The Hobbit and the Love of Money

By Marcy Kennedy (@MarcyKennedy)

A commonly misquoted Biblical passage is that “money is the root of all evil.” The actual passage is “For the love of money is a root of all kinds of evils” (1 Timothy 6:10).

When we’re talking about money, that’s an important distinction to make. Many wealthy people give generously and live frugal, moral lives. Having money doesn’t necessarily make us evil.

And money isn’t the root of all evil either. It isn’t always at the root cause of murder, for example.

But loving money can lead to all different kinds of evil. Everything we love competes with everything else we love for the position of priority in our lives. If we love money, we can end up loving it and valuing it more than our family, more than our friends, more than our honor and morality.

That’s what happens in The Hobbit: Battle of the Five Armies.

Once Smaug, the dragon under the mountain, is killed, Thorin Oakenshield (the new dwarven king), Bilbo, and the rest of the dwarves take possession of the mountain and the treasure within it.

The treasure goes to Thorin’s head. He refuses to honor the agreement he made with the nearby city of men. They helped him, and thanks to his meddling with the dragon, their city was destroyed. The survivors are facing winter with no home. Thorin refuses to take them into the mountain or to give them the money he promised so that they can get a fresh start.

He won’t return the jewels that rightfully belong to the eleven king either, and he stands by and watches as hundreds of dwarves, elves, and humans are slaughtered by orcs. All he cares about is making sure his treasure is secure.
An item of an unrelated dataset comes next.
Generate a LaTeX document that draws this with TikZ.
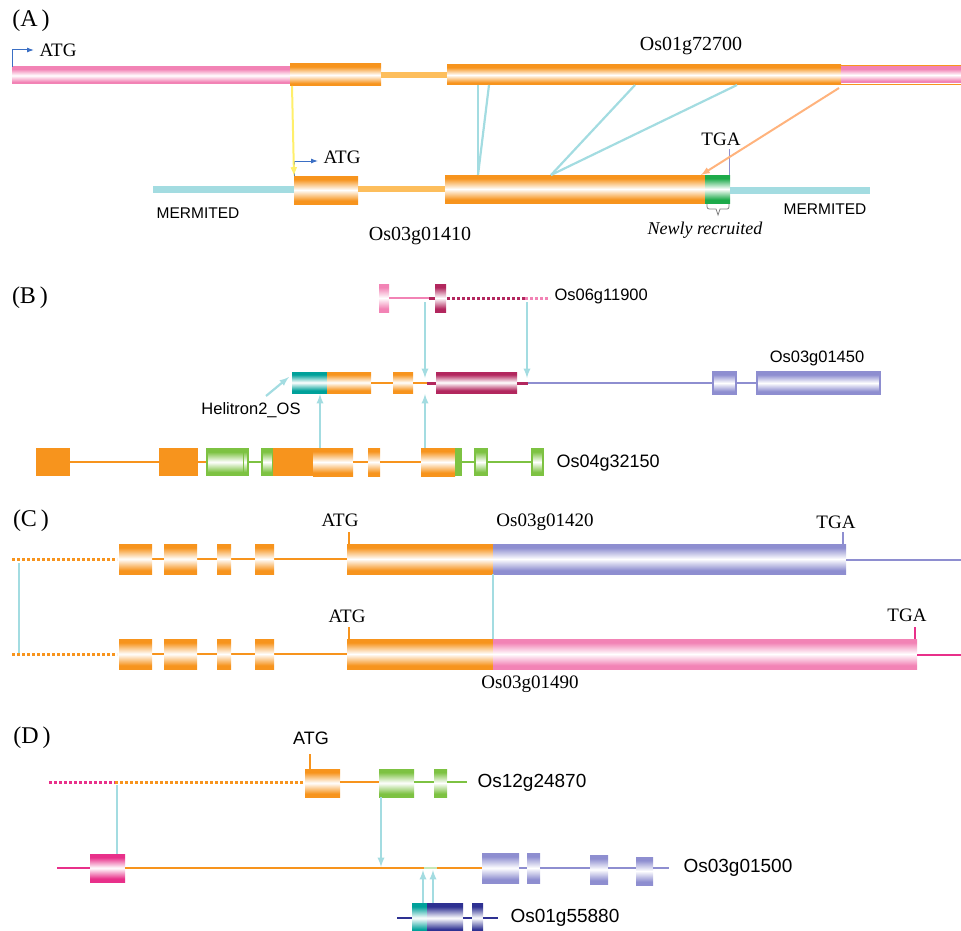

While I was watching the movie, the friend I was with leaned over and said “what people won’t do for money, eh?”

Her words burrowed inside, and I haven’t been able to stop thinking of them because I know someone who seems to love his money almost more than he loves anything else. To him, having wealth is a sign that someone is a “good man.” He spends hours worrying that someone is going to steal his money from him. He trusts no one. And when he gives his money away, he does it to try to earn God’s favor or to buy respect, loyalty, love, and obedience from the people around him.

It makes my heart hurt for him. You can’t buy those things. At least, when it comes to me, they’re not for sale. And money, or the lack thereof, doesn’t prove that someone is a good person or a bad person.

He reminds me so much of Thorin. Or perhaps I should say that Thorin reminded me so much of him.

At the end of The Hobbit, Thorin was redeemed, but I don’t think it’s as easy in real life. Once the love of money has hold of us, it’s much harder to see it and change.

It served as a good reminder for me of where I want my values to lie.

Has a movie ever reminded you of something important?